Wednesday, August 11, 2010

Back To School

It is the time of year when our department celebrates retirements, retirees, and returning to school. Each year the week before school our Social Studies Dept. members, spouses, and children share a meal, memories and anticipation about the coming year. It is a special time for me because I touch base with former members and introduce new members to their new second "family." We are somewhat unique in that I hire people who I believe will make great teachers but also people I believe will bond with co-workers and form a team that shares ideas, struggles, joys and successes. I want people who are open with others, who take advice, give advice, can agree or disagree and be professional. I get to work each day with people who meet this criteria and exceed it. For those of you who don't hire in this manner........reconsider. All of the background relationships are what make us successful in the classroom, none of us stand alone, we are supporting one another at a variety of levels and that is what benefits our students. It is part of the reason when students have the schedule space they fill it with a Social Studies credit. Our family of teachers cares for each other which makes it easier to care for our students. Have a great school year!

Thursday, August 5, 2010

Doing More With Less

http://www.npr.org/templates/story/story.php?storyId=128953596&ps=cprs
I know most of us don't want to live with the crowding that the Japanese have to endure on a daily basis, however, the article explains the use of "micro-houses" to provide a small personal space and not waste more resources than necessary. Americans need to examine this concept carefully and consider whether they need all the space they have.

Tuesday, August 3, 2010

It Never Ends

Just finished the introduction to Connecting Teachers, Students, And Standards by Voltz, Sims and Nelson. Another book written by educators who don't get it or who do get it and won't dare write it. We are not all the same, programmers don't work in a team with the window washers, engineers at Caterpillar don't work in a team with the chip wheeler, they are entirely different skill sets. As a Social Studies Dept. Chair I integrated nearly all students into our Freshman level Global Studies classes over twelve years ago. I even used the same arguments as the authors, that the lower ability student will learn from observing the higher ability student. Every year we continue to modify our curriculum to try and raise the bar for that lower achieving student and for the majority of lower achievers it doesn't work. We are "teaming" students who will never be teamed in life. I don't want a "dumbed down" curriculum for lower achievers, I want a more direct intervention curriculum that involves parents, counselors, job shadowing, vocational education, technology and regular classes.
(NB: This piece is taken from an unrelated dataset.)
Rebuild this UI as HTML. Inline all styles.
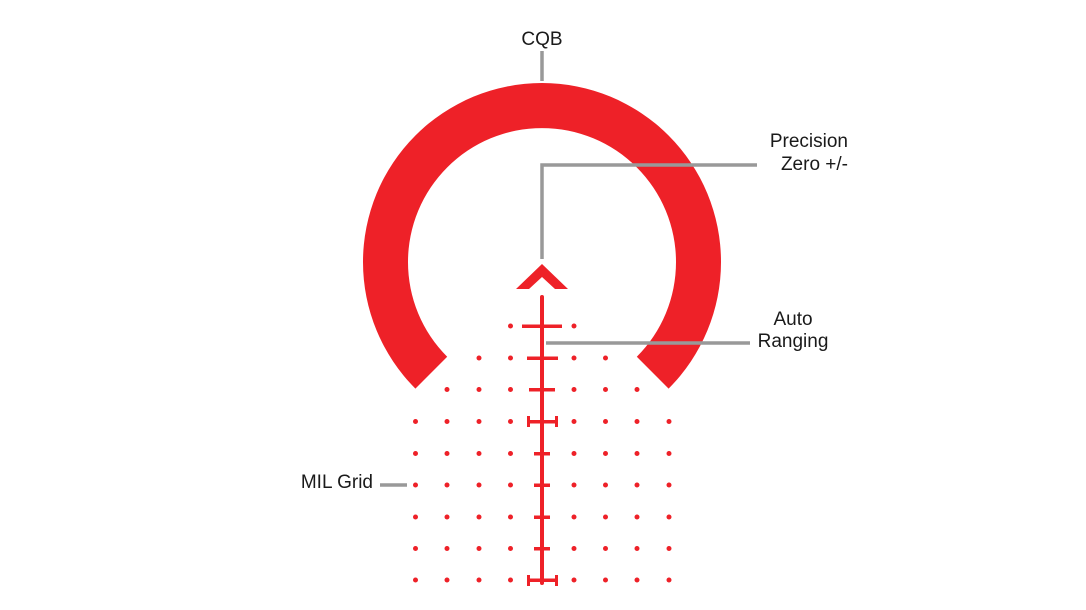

Oh, that part about lower ability students observing higher ability students and picking up habits.....we have not seen that happening. In fact, we can't even mix abilities in our cooperative learning groups because the lower ability student has caught on that the upper ability student will do the work if they just wait. We have gone to grouping by grades, top four grades, next four, next four and so on. Yes, that cruelly leaves the bottom four together but we have found that usually one or two of them step up and get the task done! It appears to mirror our larger society where if I just wait, someone will take care of me. Wow, school hasn't started and I'm depressed.

Most educators don't get it, we have the technology to guide students while they work independently. They can contact us with questions (oh, forgot, most of that stuff if used during school hours will get you a detention), allow us to edit writing on-line, share documents between themselves (oh, they might cheat???), but most schools are terrified. IT IS THE 21st CENTURY, time to start teaching students for their future and not my past. Oh, can a history teacher say that?

Remember, be nice and work hard.

Monday, August 2, 2010

Change


We are caught up in a fast changing world. When I look at this image of our sons and they are now 28 and 30 I think where did the time go. We didn't own a computer (1984), cell, and hadn't even thought of all the other technology that we now take for granted. We camped in a tent, told stories, read books, and saw most of the U.S. before our sons moved out for good. We have memories that will last a life-time. As I tweet, blog, and e-mail I wonder if anyone will remember five minutes from now let alone 26 years later. Memories are made through an investment of time and energy. Camping memories require a lot of effort and most of them are only fun years later when you look back. I think of families who are taking children as young as ours in the picture on vacations to Disney World, cruises to Mexico and other exotic places.......error. The everyday struggles of a camping trip, cold, wet, maybe bugs, maybe snow, maybe......pit pots, are really needed in a world where we think constant communication and contact is needed. Walden is where 90% of us need to go, 10% are probably there or just returning. Take time to enjoy your journey.